La total donación física, posible desde la dimensión sexual, sólo conquista su carácter plenamente humano en el matrimonio, un pacto de amor que hace que el hombre y la mujer se acepten plenamente, de modo definitivo, sin límites, en fidelidad. En cierto sentido, y contra la idea equivocada de libertad que ya señalamos antes, la fidelidad conyugal no sólo no disminuye la libertad personal, sino que «la defiende contra el subjetivismo y relativismo, la hace partícipe de la Sabiduría creadora» (FC n. 11).
Tal verdad vale no sólo para el amor mutuo, sino para la misma fecundidad matrimonial: ante cada hijo que nace como don, los padres están llamados a ser signos del amor de Dios, de quien procede toda paternidad (FC n. 14, citando Ef 3,15).
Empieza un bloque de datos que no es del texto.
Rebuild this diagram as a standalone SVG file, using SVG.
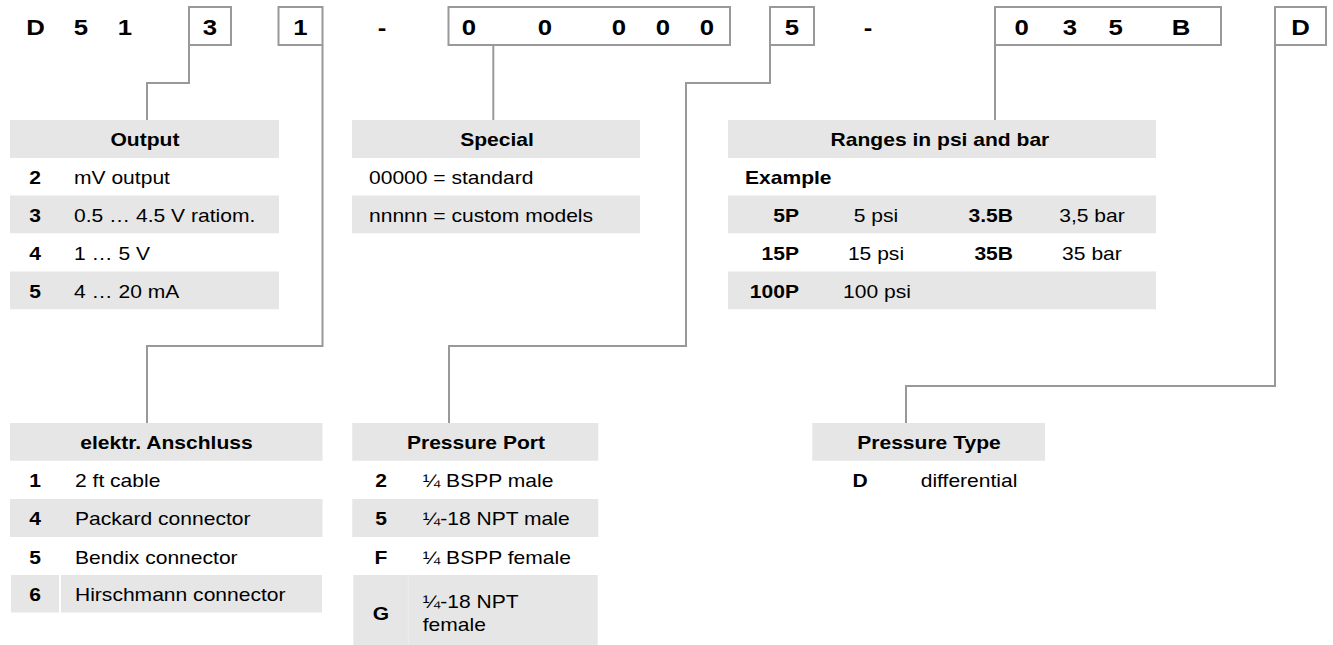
<svg xmlns="http://www.w3.org/2000/svg" width="1333" height="645" viewBox="0 0 1333 645">
<style>
text{font-family:"Liberation Sans",Arial,sans-serif;font-size:18px;fill:#000;transform-box:fill-box;transform:scaleX(1.17)}
.b{font-weight:bold}
.t{font-weight:bold;font-size:22px}
.s{text-anchor:start;transform-origin:left center}
.m{text-anchor:middle;transform-origin:center}
.e{text-anchor:end;transform-origin:right center}
.g{fill:#e6e6e6}
.box{fill:none;stroke:#999;stroke-width:2}
.con path{fill:none;stroke:#999;stroke-width:2}
</style>
<rect width="1333" height="645" fill="#fff"/>

<g id="code">
  <text class="t m" x="35.5" y="35">D</text>
  <text class="t m" x="81" y="35">5</text>
  <text class="t m" x="125" y="35">1</text>
  <rect class="box" x="189" y="7" width="42" height="38"/>
  <text class="t m" x="210" y="35">3</text>
  <rect class="box" x="278.5" y="7" width="44" height="38"/>
  <text class="t m" x="300.5" y="35">1</text>
  <text class="t m" x="382" y="35">-</text>
  <rect class="box" x="448.5" y="7" width="281.5" height="38"/>
  <text class="t m" x="469" y="35">0</text>
  <text class="t m" x="545" y="35">0</text>
  <text class="t m" x="619" y="35">0</text>
  <text class="t m" x="663" y="35">0</text>
  <text class="t m" x="707" y="35">0</text>
  <rect class="box" x="770" y="7" width="44" height="38"/>
  <text class="t m" x="792" y="35">5</text>
  <text class="t m" x="868" y="35">-</text>
  <rect class="box" x="995" y="7" width="226" height="38"/>
  <text class="t m" x="1021.7" y="35">0</text>
  <text class="t m" x="1070" y="35">3</text>
  <text class="t m" x="1115.7" y="35">5</text>
  <text class="t m" x="1181" y="35">B</text>
  <rect class="box" x="1275" y="7" width="51" height="38"/>
  <text class="t m" x="1300.5" y="35">D</text>
</g>

<g id="connectors" class="con">
  <path d="M189,45 V83 H147 V120"/>
  <path d="M322.5,45 V346 H147 V423"/>
  <path d="M493.3,45 V120"/>
  <path d="M770,45 V83 H686 V346 H449 V423"/>
  <path d="M995,45 V120"/>
  <path d="M1275,45 V386 H906 V423"/>
</g>

<g id="output">
  <rect class="g" x="10" y="120" width="269" height="38"/>
  <text class="b m" x="145" y="146.5">Output</text>
  <text class="b m" x="35" y="184.5">2</text>
  <text class="s" x="74" y="184.5">mV output</text>
  <rect class="g" x="10" y="195.5" width="269" height="37.8"/>
  <text class="b m" x="35" y="222.5">3</text>
  <text class="s" x="74" y="222.5">0.5 … 4.5 V ratiom.</text>
  <text class="b m" x="35" y="260.5">4</text>
  <text class="s" x="74" y="260.5">1 … 5 V</text>
  <rect class="g" x="10" y="271.5" width="269" height="37.8"/>
  <text class="b m" x="35" y="298.5">5</text>
  <text class="s" x="74" y="298.5">4 … 20 mA</text>
</g>

<g id="special">
  <rect class="g" x="352" y="120" width="288" height="38"/>
  <text class="b m" x="497" y="146.5">Special</text>
  <text class="s" x="369" y="184.5">00000 = standard</text>
  <rect class="g" x="352" y="195.5" width="288" height="37.8"/>
  <text class="s" x="369" y="222.5">nnnnn = custom models</text>
</g>

<g id="ranges">
  <rect class="g" x="728" y="120" width="428" height="38"/>
  <text class="b m" x="940" y="146.5">Ranges in psi and bar</text>
  <text class="b s" x="745" y="184.5">Example</text>
  <rect class="g" x="728" y="195.5" width="428" height="37.8"/>
  <text class="b e" x="799" y="222.5">5P</text>
  <text class="m" x="876" y="222.5">5 psi</text>
  <text class="b e" x="1013" y="222.5">3.5B</text>
  <text class="m" x="1092" y="222.5">3,5 bar</text>
  <text class="b e" x="799" y="260.5">15P</text>
  <text class="m" x="876" y="260.5">15 psi</text>
  <text class="b e" x="1013" y="260.5">35B</text>
  <text class="m" x="1092" y="260.5">35 bar</text>
  <rect class="g" x="728" y="271.5" width="428" height="37.8"/>
  <text class="b e" x="799" y="298.5">100P</text>
  <text class="m" x="877" y="298.5">100 psi</text>
</g>

<g id="anschluss">
  <rect class="g" x="10" y="423" width="312.5" height="37.7"/>
  <text class="b m" x="166.5" y="449.5">elektr. Anschluss</text>
  <text class="b m" x="35" y="486.8">1</text>
  <text class="s" x="75" y="486.8">2 ft cable</text>
  <rect class="g" x="10" y="499" width="312.5" height="38"/>
  <text class="b m" x="35" y="525.5">4</text>
  <text class="s" x="75" y="525.5">Packard connector</text>
  <text class="b m" x="35" y="564">5</text>
  <text class="s" x="75" y="564">Bendix connector</text>
  <rect class="g" x="11" y="575" width="48" height="37.5"/>
  <rect class="g" x="61" y="575" width="261" height="37.5"/>
  <text class="b m" x="35" y="601">6</text>
  <text class="s" x="75" y="601">Hirschmann connector</text>
</g>

<g id="port">
  <rect class="g" x="352.3" y="423" width="246" height="37.7"/>
  <text class="b m" x="476" y="449.5">Pressure Port</text>
  <text class="b m" x="381" y="486.8">2</text>
  <text class="s" x="422.7" y="486.8">¼ BSPP male</text>
  <rect class="g" x="352.3" y="499" width="246" height="38"/>
  <text class="b m" x="381" y="525.5">5</text>
  <text class="s" x="422.7" y="525.5">¼-18 NPT male</text>
  <text class="b m" x="381" y="564">F</text>
  <text class="s" x="422.7" y="564">¼ BSPP female</text>
  <rect class="g" x="353.3" y="575" width="244.4" height="70"/>
  <line x1="408.3" y1="575" x2="408.3" y2="645" stroke="#eeeeee" stroke-width="1"/>
  <text class="b m" x="381" y="620">G</text>
  <text class="s" x="422.7" y="608.3">¼-18 NPT</text>
  <text class="s" x="422.7" y="630.7">female</text>
</g>

<g id="type">
  <rect class="g" x="812.3" y="423" width="232.7" height="37.7"/>
  <text class="b m" x="929" y="449.5">Pressure Type</text>
  <text class="b m" x="860" y="486.7">D</text>
  <text class="s" x="920.7" y="486.7">differential</text>
</g>
</svg>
En cierto modo, la apertura a la vida, la generosidad que dispone a los esposos a la llegada del hijo, es un signo de la acción amorosa del Dios que crea nuevas vidas con la colaboración del hombre y de la mujer unidos a través del vínculo matrimonial (FC nn. 28-35).
Desde estas claves de comprensión, Juan Pablo II lanzaba al inicio de la tercera parte un grito que conserva aún hoy toda su frescura: «¡Familia, sé lo que eres!». Cuando la familia descubre qué es, puede iniciar el camino hacia lo que debe ser, puede descubrir su misión, que consiste en «custodiar, revelar y comunicar el amor, como reflejo vivo y participación real del amor de Dios por la humanidad y del amor de Cristo Señor por la Iglesia su esposa» (FC n. 17).
La óptica del amor permite comprender los objetivos generales que articulan dicha encíclica, entre ellos la formación de una comunidad de personas al servicio de la vida, participando en el desarrollo de la sociedad y en la misión de la Iglesia.
Por último, juzguemos en qué ocupamos nuestro tiempo como padres, en un millón de cosas para darle a nuestros hijos lo que nunca tuvimos? (lujos, ropa de marca, dinero, etc…) o en tiempo y dedicación en el hogar para darle lo que sí tuvimos (respeto, valores, temor a Dios).

Sólo en el equilibrio de las cosas se encuentra la virtud, no coloquemos nada por encima de la familia. Toda familia unida es feliz sin importar la posición económica, los valores humanos no se compran, se viven y se otorgan como el regalo más preciado que podemos dar. No existe la familia perfecta, pero si aquellas que luchan y se esfuerzan por lograrlo.